## begin
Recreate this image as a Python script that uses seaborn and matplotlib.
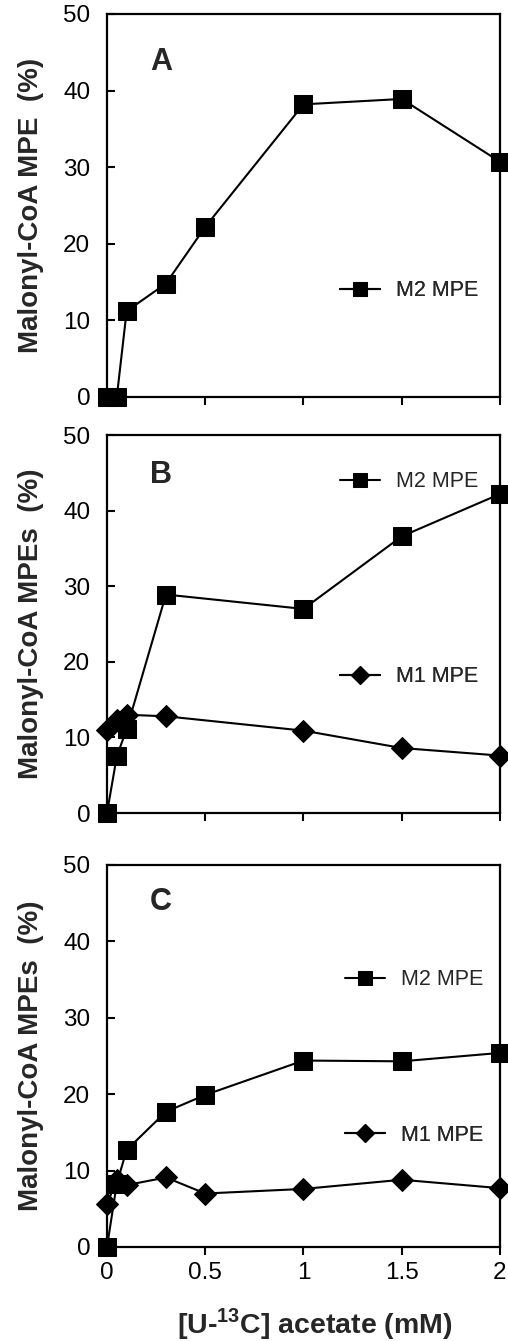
import matplotlib
matplotlib.use("Agg")

import matplotlib.pyplot as plt
import seaborn as sns

# data
conc_a = [0, 0.05, 0.1, 0.3, 0.5, 1, 1.5, 2]
m2_a = [0, 0, 11.2, 14.8, 22.2, 38.2, 38.9, 30.7]

conc_b = [0, 0.05, 0.1, 0.3, 1, 1.5, 2]
m2_b = [0, 7.5, 11.1, 28.9, 27.0, 36.6, 42.2]
m1_b = [11.0, 12.3, 13.0, 12.8, 10.9, 8.6, 7.6]

conc_c = [0, 0.05, 0.1, 0.3, 0.5, 1, 1.5, 2]
m2_c = [0, 8.3, 12.7, 17.7, 19.9, 24.4, 24.3, 25.4]
m1_c = [5.6, 8.8, 8.1, 9.1, 7.0, 7.6, 8.8, 7.7]

x_ticks = [0, 0.5, 1, 1.5, 2]
x_ticklabels = ["0", "0.5", "1", "1.5", "2"]
y_ticks = [0, 10, 20, 30, 40, 50]

sns.set_style("ticks")
plt.rcParams["font.family"] = ["Liberation Sans", "DejaVu Sans"]
plt.rcParams["mathtext.fontset"] = "custom"
plt.rcParams["mathtext.rm"] = "Liberation Sans"
plt.rcParams["mathtext.bf"] = "Liberation Sans:bold"

fig = plt.figure(figsize=(5.08, 13.41), dpi=100)
ax_a = fig.add_axes([0.2106, 0.7040, 0.7736, 0.2856])
ax_b = fig.add_axes([0.2106, 0.3937, 0.7736, 0.2819])
ax_c = fig.add_axes([0.2106, 0.0701, 0.7736, 0.2849])

line_kw = dict(color="black", linewidth=1.5, markeredgecolor="black",
               markerfacecolor="black")
sq_kw = dict(marker="s", markersize=12.5)
dm_kw = dict(marker="D", markersize=11.5)


def add_legend(ax, handle, text, x, y):
    leg = ax.legend([handle], [text], loc="center left", bbox_to_anchor=(x, y),
                    frameon=False, borderpad=0, borderaxespad=0,
                    handlelength=1.85, handletextpad=0.75, markerscale=0.8,
                    fontsize=15.5)
    ax.add_artist(leg)


# panel A
sns.lineplot(x=conc_a, y=m2_a, ax=ax_a, **line_kw, **sq_kw)
h = ax_a.lines[-1]
add_legend(ax_a, h, "M2 MPE", 0.593, 0.277)

# panel B
sns.lineplot(x=conc_b, y=m1_b, ax=ax_b, **line_kw, **dm_kw)
h1 = ax_b.lines[-1]
sns.lineplot(x=conc_b, y=m2_b, ax=ax_b, **line_kw, **sq_kw)
h2 = ax_b.lines[-1]
add_legend(ax_b, h2, "M2 MPE", 0.593, 0.876)
add_legend(ax_b, h1, "M1 MPE", 0.593, 0.360)

# panel C
sns.lineplot(x=conc_c, y=m1_c, ax=ax_c, **line_kw, **dm_kw)
h1 = ax_c.lines[-1]
sns.lineplot(x=conc_c, y=m2_c, ax=ax_c, **line_kw, **sq_kw)
h2 = ax_c.lines[-1]
add_legend(ax_c, h2, "M2 MPE", 0.606, 0.699)
add_legend(ax_c, h1, "M1 MPE", 0.606, 0.293)

labels = ["A", "B", "C"]
letter_y = [0.875, 0.894, 0.903]
ylabels = ["Malonyl-CoA MPE  (%)", "Malonyl-CoA MPEs  (%)", "Malonyl-CoA MPEs  (%)"]

for ax, lab, ly, yl in zip([ax_a, ax_b, ax_c], labels, letter_y, ylabels):
    for ln in ax.lines:
        ln.set_clip_on(False)
    ax.set_xlim(0, 2)
    ax.set_ylim(0, 50)
    ax.set_xticks(x_ticks)
    ax.set_yticks(y_ticks)
    for sp in ax.spines.values():
        sp.set_visible(True)
        sp.set_linewidth(1.6)
        sp.set_color("black")
    ax.tick_params(axis="y", direction="in", length=6, width=1.5, pad=12,
                   labelsize=17.5, colors="black")
    ax.tick_params(axis="x", direction="out", length=6, width=1.5, pad=5,
                   labelsize=17.5, colors="black")
    ax.set_ylabel(yl, fontsize=20, fontweight="bold")
    ax.yaxis.set_label_coords(-0.16, 0.5)
    ax.text(0.137, ly, lab, transform=ax.transAxes, ha="center", va="center",
            fontsize=22, fontweight="bold")

ax_a.set_xticklabels([])
ax_b.set_xticklabels([])
ax_c.set_xticklabels(x_ticklabels)
ax_a.set_xlabel("")
ax_b.set_xlabel("")
ax_c.set_xlabel("[U-$^{\\mathbf{13}}$C] acetate (mM)", fontsize=20.5, fontweight="bold")
ax_c.xaxis.set_label_coords(0.53, -0.155)

fig.savefig("out.png", dpi=100)
plt.close(fig)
## end
DO THIS - Only lines with the word "matplotlib" should be collected from the material.

FULL SOLUTION -
Recreate this image as a Python script that uses seaborn and matplotlib.
import matplotlib
matplotlib.use("Agg")
import matplotlib.pyplot as plt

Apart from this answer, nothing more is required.